Paying off a mortgage

If you consciously degidge early in the term, like say five years into a thirty year mortgage, not regidging somewhere else but just paying it off from accumulated netnet, and you pay the early repayment penalty (half or one percent I think), is it generally considered that this will make it more (or less?) difficult to take out a mortgage on the purchase of a different property a few years later with (a) the same lender or (b) a different lender? 

If you live in the UK, the bulk of your income come from employment and have a decent credit score it won't make any sort of difference that is worth worrying about. 

If you live abroad and/or have non-standard income sources and/or credit problems it may be a different analysis. Not so much because of the repayment having an impact but because if the market tightens you may struggle to raise new debt. 

Thanks for all the responses.  Genuine question.  No fixed period so repayment charge the same for whole term.

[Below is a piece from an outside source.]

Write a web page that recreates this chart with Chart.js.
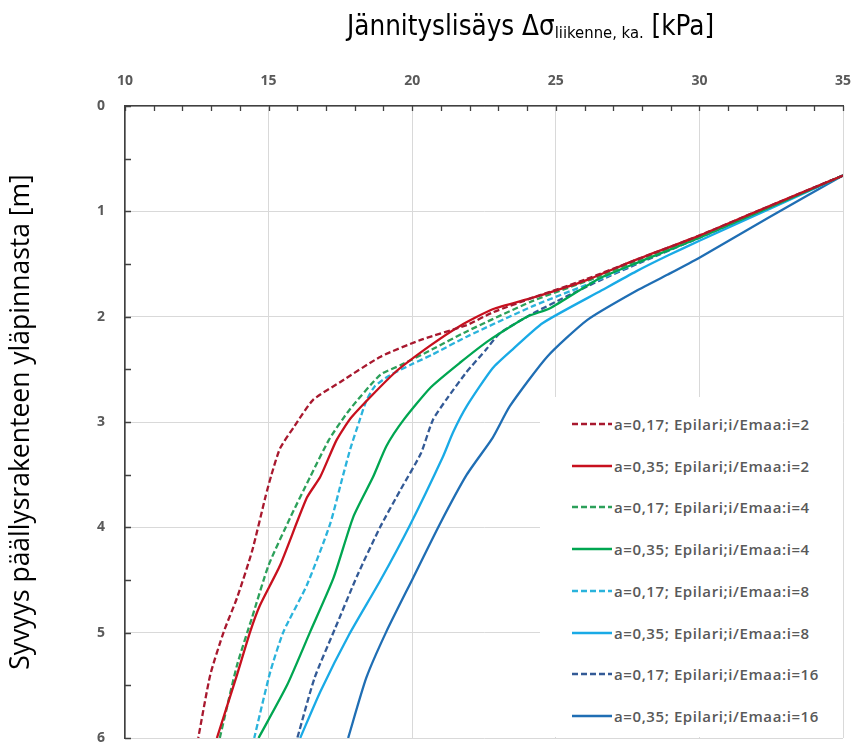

Situation is I have or will have a sum of money in the bank which is equal to the outstanding debt on prop1 but is or was intended for a deposit on prop2.  If I decide that I don't want to buy prop2 until two years from now, it makes sense to pay of gidge1 and save 2 years of interest.  Then get one gidge on prop2 instead of the planned 2 gidges on 2 properties.  But not if the bank will say we don't like him he pays off too early in which case better to keep the debt in place to keep them happy so they will lend gidge2. 

 

 

MrA, some high street lenders may have a view.  But the specialist lenders will take a narrative view (Arbuthnott, Butterfield, Handelsbanken, Hampden, Shawbrook, Aldermore, etc.).

I like knowing that my home is mine.  Even when mortgaged, had a small place which was the price of a 2nd hand car (let alone a mid ranking watch!) and which could never be taken away.  Was very important for my mental health.

Short answer is no. Lenders want to lend. That said, I once paid off a gidge in 7 months after agreeing a 12-year term. I later learned that HSBC wouldn't entertain a repayment period of anything under 5 years. Pity for them there was no ERP. And of course deliberate on my part. 

Mr A, they are more interested in the person and the story. Not just a pure call centre algorithm. 

FWIW, Hampden were brilliant for me and I recall Bailey has good things to say about Handelsbanken.